Assim que chegou no hospital, ela recebeu a notícia da morte do marido. “Eu me lembro da sensação física: formigamento do corpo todo. E todas as vezes em que ouvia falar sobre isso, sentia a mesma sensação”, conta.
Já quando viu a gravação da abordagem, foi tomada por revolta. “É muito cruel, covardia. Falta humanidade naquilo ali”, diz. “A pessoa (assaltante) não teve coragem nem de olhar no olho dele para falar ‘me entrega o celular’.”
Na época, colegas organizaram atos em homenagem a Vitor nos arredores do Parque do Povo, região onde a segurança de ciclistas já era uma preocupação. “Sabia que o Vitor era querido, mas não que tanta gente gostava dele”, afirma Jaquelini.

‘Minha vida foi revirada do avesso’
Desde a tragédia, Jaquelini afirma ter passado dias muito difíceis. “Minha vida foi revirada do avesso.” Mas ela busca se apegar às boas memórias do marido para seguir em frente.
“Era uma pessoa amável, amigável, amistosa... Que apoiava as pessoas, que tentava acolher as pessoas, que cuidava das pessoas.”
Ela gosta de se lembrar, por exemplo, da dedicação dele nos treinos com os alunos. “Eu me lembro de uma vez que, enquanto passava orientações para alguém por áudio, ele se movimentava como se a pessoa visse. Ele se envolvia muito”, relata.
Era um cuidado parecido, relembra, ao que ele demonstrava na relação dos dois, que se conheceram justamente por conta do ciclismo. “Ele fazia o café da manhã, tomava, deixava minha vitamina pronta e ia trabalhar. Ele cuidava de mim o tempo todo”, afirma. “Eu sentia o Vitor o dia todo comigo.”
Jaquelini lembra que, na véspera da morte do marido, uma quarta-feira, ele chegou com a bike da mulher após levá-la para um “upgrade” (melhoria). “Ele disse: ‘quero muito te ver sábado com essa bicicleta’”, conta.
Esse não foi o único plano interrompido. O casal planejava ir para a França, em outubro, para participar uma competição de ciclismo e ainda passear por lá. Falava também em oficializar a relação com um casamento.
‘Quantos mais vão ter de morrer?’
Para Jaquelini, mais do que a perda pessoal, a morte de Vitor serviu como alerta para a insegurança na cidade. “Ele estava com uma ferramenta de trabalho, mexendo no celular, e foi morto”, diz. “Quantos mais trabalhadores vão ter de morrer para abrir os olhos dessa população?”, questiona.

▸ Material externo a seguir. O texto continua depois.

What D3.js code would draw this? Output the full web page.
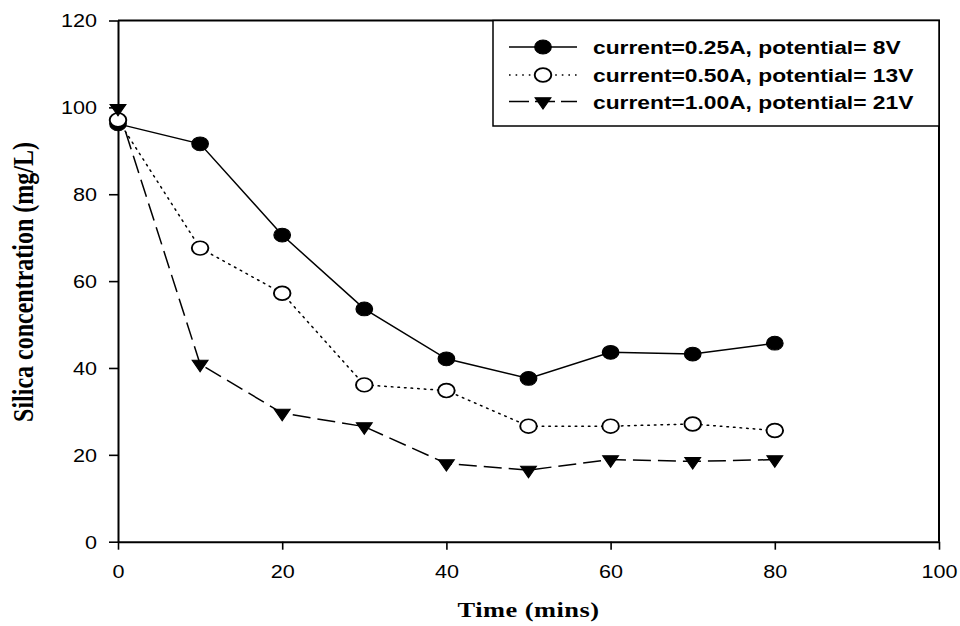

O constante estado de alerta por medo da violência foi um dos motivos que a fizeram deixar São Paulo. Para ela, não são apenas os ciclistas expostos ao risco, mas todo mundo. “A gente está rendido.”
Por outro lado, Jaquelini afirma que foi inundada por uma rede de carinho. “Como não tenho família em São Paulo, e ele também não, eu tinha a falsa sensação de que éramos só nós dois. Mas não: tínhamos amigos, e eles vieram me abraçar”, afirma. Esse apoio tem sido fundamental para que, aos poucos, ela volte a pedalar. E a solidariedade não se limitou ao círculo de conhecidos. “Recebi mensagem do Brasil inteiro.”
PM diz que intensificou rondas na área
Conforme a Secretaria da Segurança Pública do Estado, a região do Itaim-Bibi, onde Vitor foi morto, recebeu reforço no policiamento depois do latrocínio que vitimou o ciclista, com a intensificação de rondas e de ações preventivas por parte da Polícia Militar.
“A Polícia Civil também atua com equipes especializadas na investigação de crimes, utilizando tecnologia e inteligência policial para identificar e prender criminosos”, diz, em nota.

A pasta afirma que os roubos na área da 3ª Delegacia Seccional (Oeste), que abrange o bairro, caíram 3,32% em janeiro, ante o mesmo período de 2024.
Ainda segundo a secretaria, no mesmo mês, 543 suspeitos de cometer infrações foram presos ou apreendidos na região – aumento de 14% em relação ao ano anterior, com 67 detenções a mais. “Além disso, 36 armas de fogo foram retiradas das ruas, reduzindo o risco de crimes violentos.”